* **Entries shown**:

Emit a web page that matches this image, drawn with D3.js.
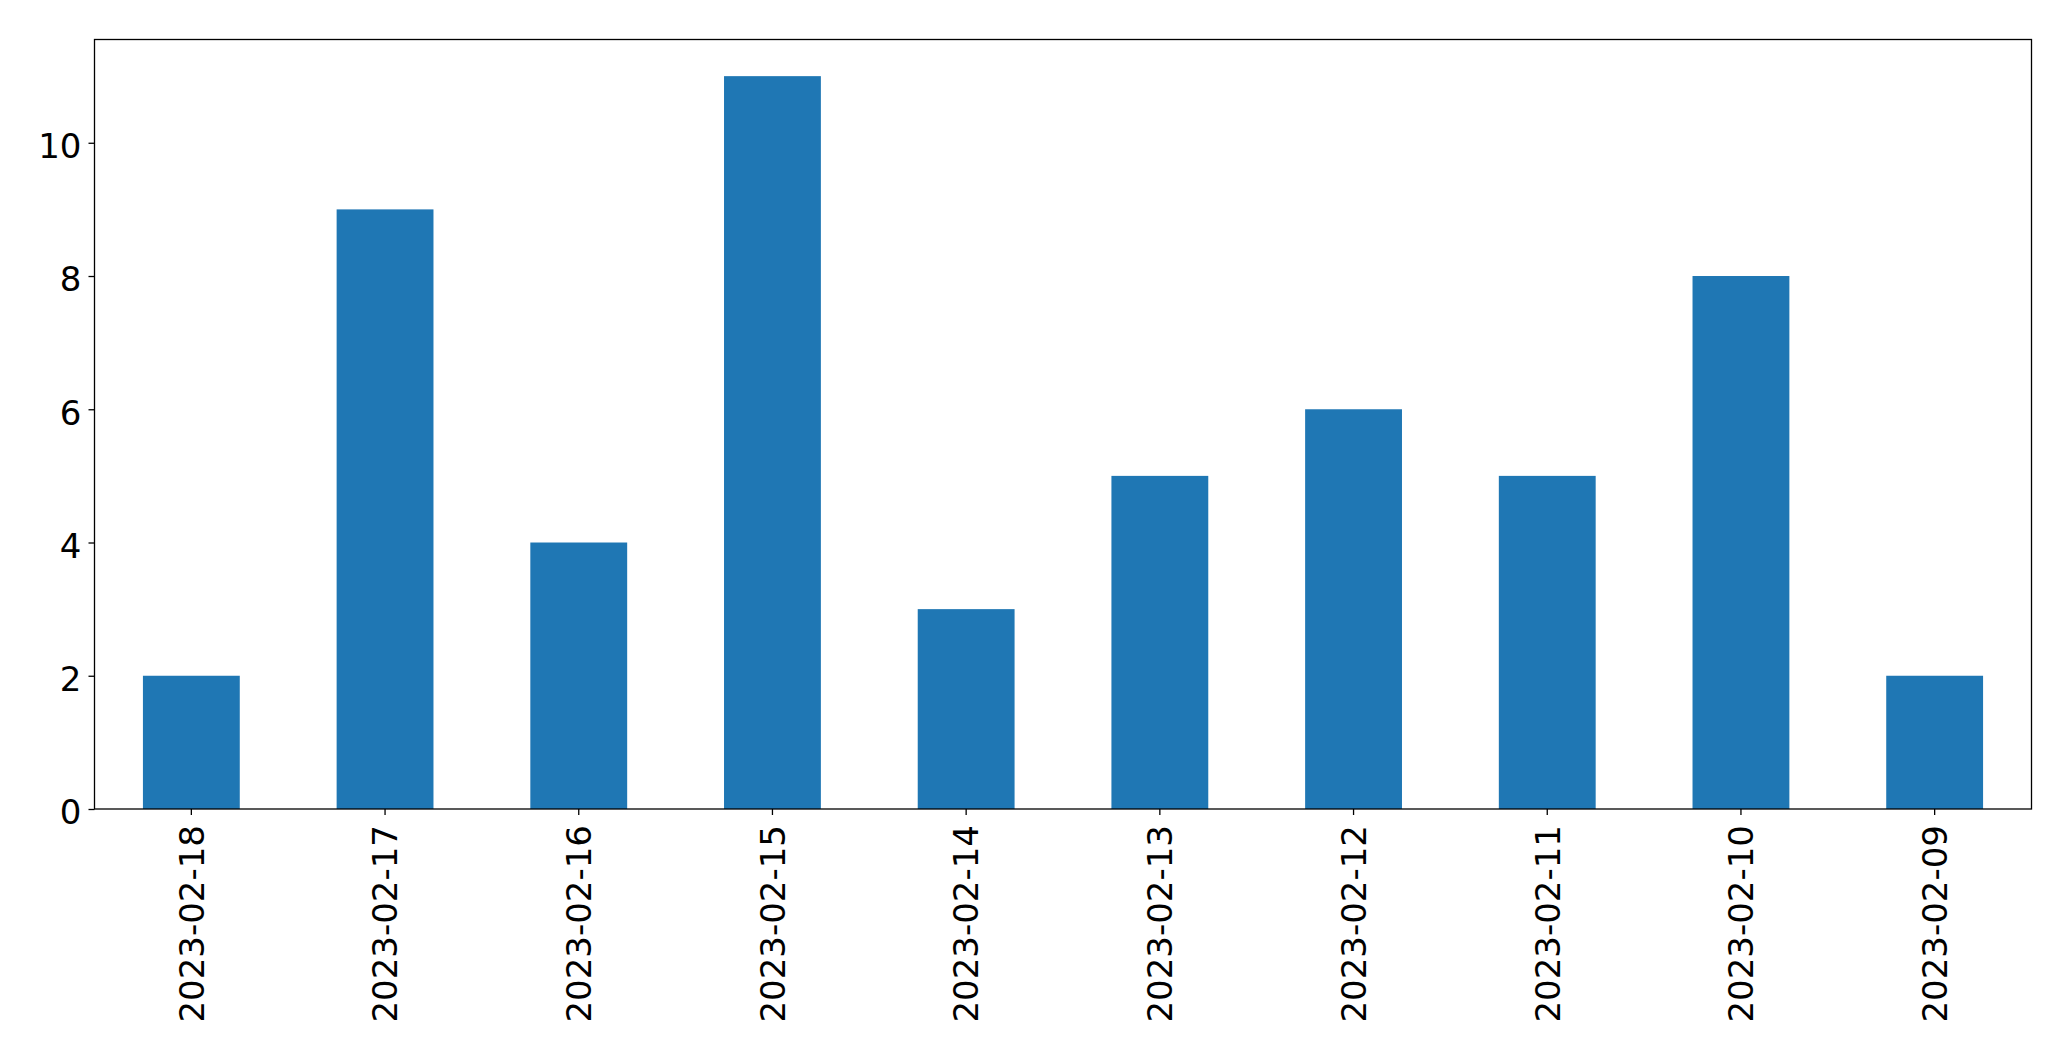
<!DOCTYPE html>
<html><head><meta charset="utf-8">
<script src="https://cdn.jsdelivr.net/npm/d3@7"></script>
<style>body{margin:0;background:#fff}svg{display:block}</style>
</head><body>
<script>
const categories = ["2023-02-18","2023-02-17","2023-02-16","2023-02-15","2023-02-14","2023-02-13","2023-02-12","2023-02-11","2023-02-10","2023-02-09"];
const values = [2,9,4,11,3,5,6,5,8,2];
const yTicks = [0,2,4,6,8,10];

(function(){
const W = 2071, H = 1061;
const mLeft = 94.5, mRight = 2031.5, mTop = 39.5, mBottom = 809;
const svg = d3.select("body").append("svg").attr("width", W).attr("height", H);

const x = d3.scaleBand().domain(categories).range([mLeft, mRight]).paddingInner(0.5).paddingOuter(0.25);
const y = d3.scaleLinear().domain([0, d3.max(values) * 1.05]).range([mBottom, mTop]);

svg.append("g").selectAll("rect").data(values).join("rect")
  .attr("x", (d, i) => x(categories[i]))
  .attr("width", x.bandwidth())
  .attr("y", d => y(d))
  .attr("height", d => y(0) - y(d))
  .attr("fill", "#1f77b4");

const font = "DejaVu Sans, sans-serif";
const gx = svg.append("g").attr("transform", `translate(0,${mBottom})`)
  .call(d3.axisBottom(x).tickSize(6).tickPadding(0).tickSizeOuter(0));
gx.select(".domain").remove();
gx.selectAll(".tick line").attr("stroke", "#000").attr("stroke-width", 1.3);
gx.selectAll(".tick text")
  .attr("font-family", font).attr("font-size", 34).attr("fill", "#000")
  .attr("text-anchor", "end")
  .attr("transform", "translate(0,16) rotate(-90)")
  .attr("x", 0).attr("y", 0).attr("dy", "0.36em");

const gy = svg.append("g").attr("transform", `translate(${mLeft},0)`)
  .call(d3.axisLeft(y).tickValues(yTicks).tickFormat(d3.format("d")).tickSize(6).tickPadding(7).tickSizeOuter(0));
gy.select(".domain").remove();
gy.selectAll(".tick line").attr("stroke", "#000").attr("stroke-width", 1.3);
gy.selectAll(".tick text").attr("font-family", font).attr("font-size", 34).attr("fill", "#000").attr("dy", "0.44em");

svg.append("rect").attr("x", mLeft).attr("y", mTop).attr("width", mRight - mLeft).attr("height", mBottom - mTop)
  .attr("fill", "none").attr("stroke", "#000").attr("stroke-width", 1.3);
})();
</script>
</body></html>
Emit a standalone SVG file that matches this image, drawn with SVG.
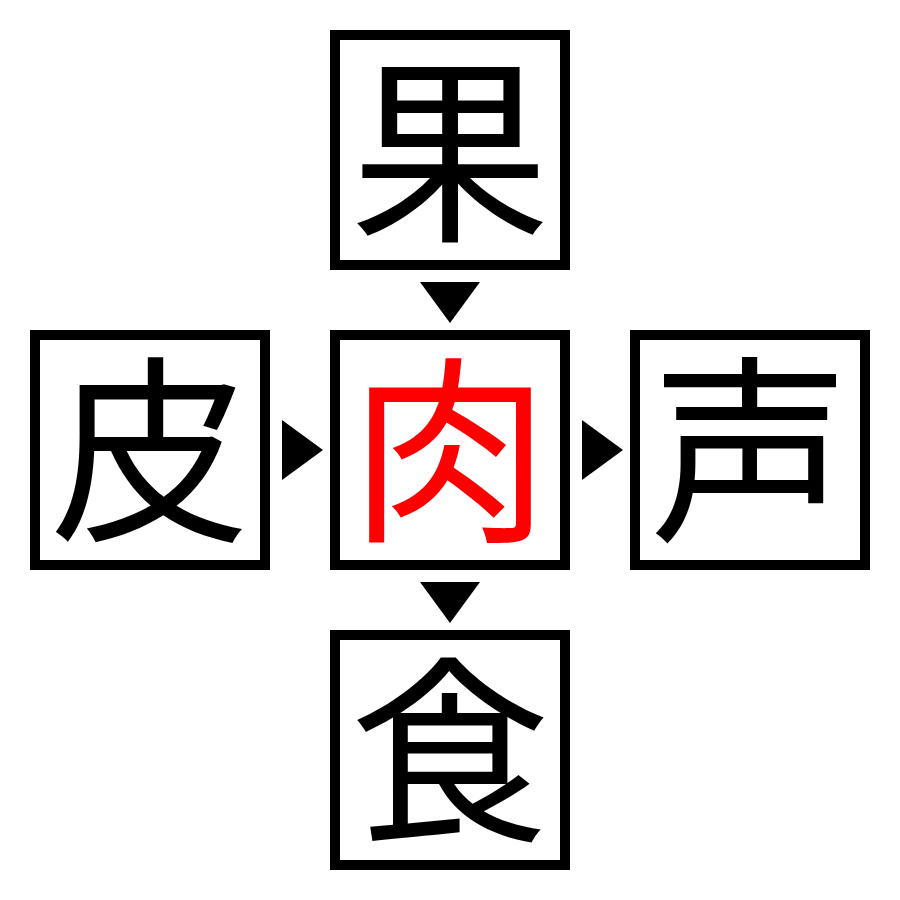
<svg xmlns="http://www.w3.org/2000/svg" width="900" height="900" viewBox="0 0 900 900">
<style>
.box{fill:#fff;stroke:#000;stroke-width:10}
.ch{font-family:"Noto Sans CJK JP","Noto Sans CJK SC",sans-serif;font-size:200px;text-anchor:middle;fill:#000}
.red{fill:#ff0000}
.arr{fill:#000}
</style>
<rect width="900" height="900" fill="#fff"/>
<g id="connectors">
<polygon class="arr" points="420,282 480,282 450,323"/>
<polygon class="arr" points="282,420 282,480 323,450"/>
<polygon class="arr" points="582,420 582,480 623,450"/>
<polygon class="arr" points="420,582 480,582 450,623"/>
</g>
<g id="node-top"><rect class="box" x="335" y="35" width="230" height="230"/><text class="ch" x="450" y="226">果</text></g>
<g id="node-left"><rect class="box" x="35" y="335" width="230" height="230"/><text class="ch" x="150" y="526">皮</text></g>
<g id="node-center"><rect class="box" x="335" y="335" width="230" height="230"/><text class="ch red" x="450" y="526">肉</text></g>
<g id="node-right"><rect class="box" x="635" y="335" width="230" height="230"/><text class="ch" x="750" y="526">声</text></g>
<g id="node-bottom"><rect class="box" x="335" y="635" width="230" height="230"/><text class="ch" x="450" y="826">食</text></g>
</svg>
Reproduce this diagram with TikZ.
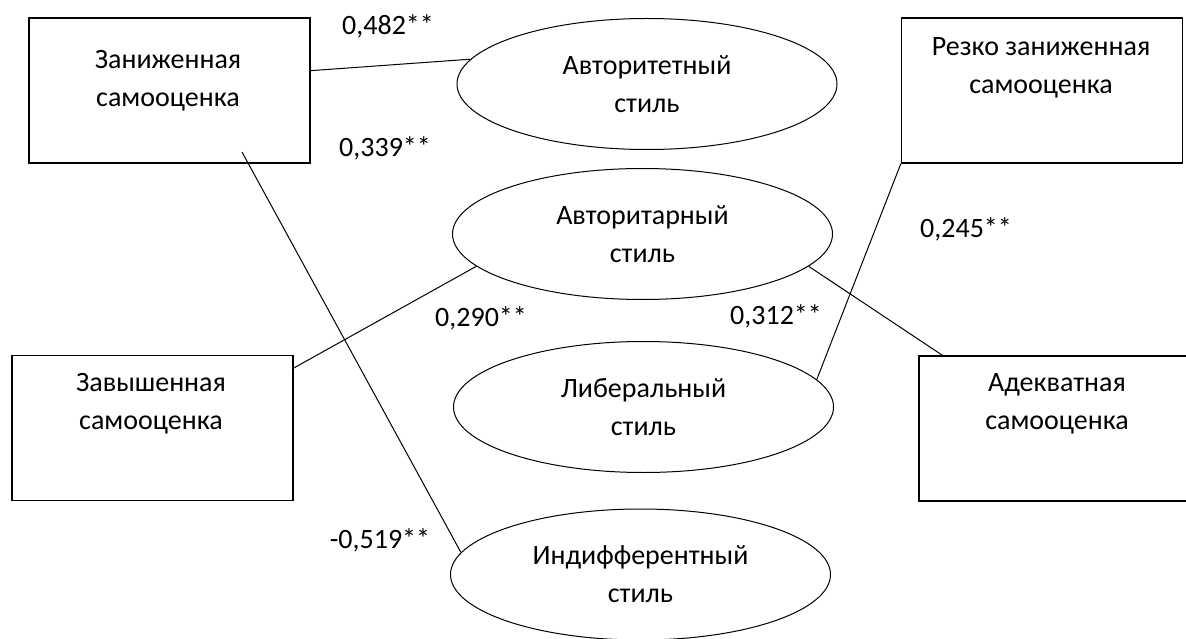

* **Description of the task**: The listing above must be printed again exactly, minus its pictures.

* **Solved problem**:
Emit a web page that matches this image, drawn with D3.js.
<!DOCTYPE html>
<html><head><meta charset="utf-8">
<script src="https://cdn.jsdelivr.net/npm/d3@7"></script>
<style>body{margin:0;background:#fff}svg{display:block}</style>
</head><body>
<script>
const categories = ["2023-02-18","2023-02-17","2023-02-16","2023-02-15","2023-02-14","2023-02-13","2023-02-12","2023-02-11","2023-02-10","2023-02-09"];
const values = [2,9,4,11,3,5,6,5,8,2];
const yTicks = [0,2,4,6,8,10];

(function(){
const W = 2071, H = 1061;
const mLeft = 94.5, mRight = 2031.5, mTop = 39.5, mBottom = 809;
const svg = d3.select("body").append("svg").attr("width", W).attr("height", H);

const x = d3.scaleBand().domain(categories).range([mLeft, mRight]).paddingInner(0.5).paddingOuter(0.25);
const y = d3.scaleLinear().domain([0, d3.max(values) * 1.05]).range([mBottom, mTop]);

svg.append("g").selectAll("rect").data(values).join("rect")
  .attr("x", (d, i) => x(categories[i]))
  .attr("width", x.bandwidth())
  .attr("y", d => y(d))
  .attr("height", d => y(0) - y(d))
  .attr("fill", "#1f77b4");

const font = "DejaVu Sans, sans-serif";
const gx = svg.append("g").attr("transform", `translate(0,${mBottom})`)
  .call(d3.axisBottom(x).tickSize(6).tickPadding(0).tickSizeOuter(0));
gx.select(".domain").remove();
gx.selectAll(".tick line").attr("stroke", "#000").attr("stroke-width", 1.3);
gx.selectAll(".tick text")
  .attr("font-family", font).attr("font-size", 34).attr("fill", "#000")
  .attr("text-anchor", "end")
  .attr("transform", "translate(0,16) rotate(-90)")
  .attr("x", 0).attr("y", 0).attr("dy", "0.36em");

const gy = svg.append("g").attr("transform", `translate(${mLeft},0)`)
  .call(d3.axisLeft(y).tickValues(yTicks).tickFormat(d3.format("d")).tickSize(6).tickPadding(7).tickSizeOuter(0));
gy.select(".domain").remove();
gy.selectAll(".tick line").attr("stroke", "#000").attr("stroke-width", 1.3);
gy.selectAll(".tick text").attr("font-family", font).attr("font-size", 34).attr("fill", "#000").attr("dy", "0.44em");

svg.append("rect").attr("x", mLeft).attr("y", mTop).attr("width", mRight - mLeft).attr("height", mBottom - mTop)
  .attr("fill", "none").attr("stroke", "#000").attr("stroke-width", 1.3);
})();
</script>
</body></html>
Emit a standalone SVG file that matches this image, drawn with SVG.
<svg xmlns="http://www.w3.org/2000/svg" width="900" height="900" viewBox="0 0 900 900">
<style>
.box{fill:#fff;stroke:#000;stroke-width:10}
.ch{font-family:"Noto Sans CJK JP","Noto Sans CJK SC",sans-serif;font-size:200px;text-anchor:middle;fill:#000}
.red{fill:#ff0000}
.arr{fill:#000}
</style>
<rect width="900" height="900" fill="#fff"/>
<g id="connectors">
<polygon class="arr" points="420,282 480,282 450,323"/>
<polygon class="arr" points="282,420 282,480 323,450"/>
<polygon class="arr" points="582,420 582,480 623,450"/>
<polygon class="arr" points="420,582 480,582 450,623"/>
</g>
<g id="node-top"><rect class="box" x="335" y="35" width="230" height="230"/><text class="ch" x="450" y="226">果</text></g>
<g id="node-left"><rect class="box" x="35" y="335" width="230" height="230"/><text class="ch" x="150" y="526">皮</text></g>
<g id="node-center"><rect class="box" x="335" y="335" width="230" height="230"/><text class="ch red" x="450" y="526">肉</text></g>
<g id="node-right"><rect class="box" x="635" y="335" width="230" height="230"/><text class="ch" x="750" y="526">声</text></g>
<g id="node-bottom"><rect class="box" x="335" y="635" width="230" height="230"/><text class="ch" x="450" y="826">食</text></g>
</svg>
Reproduce this diagram with TikZ.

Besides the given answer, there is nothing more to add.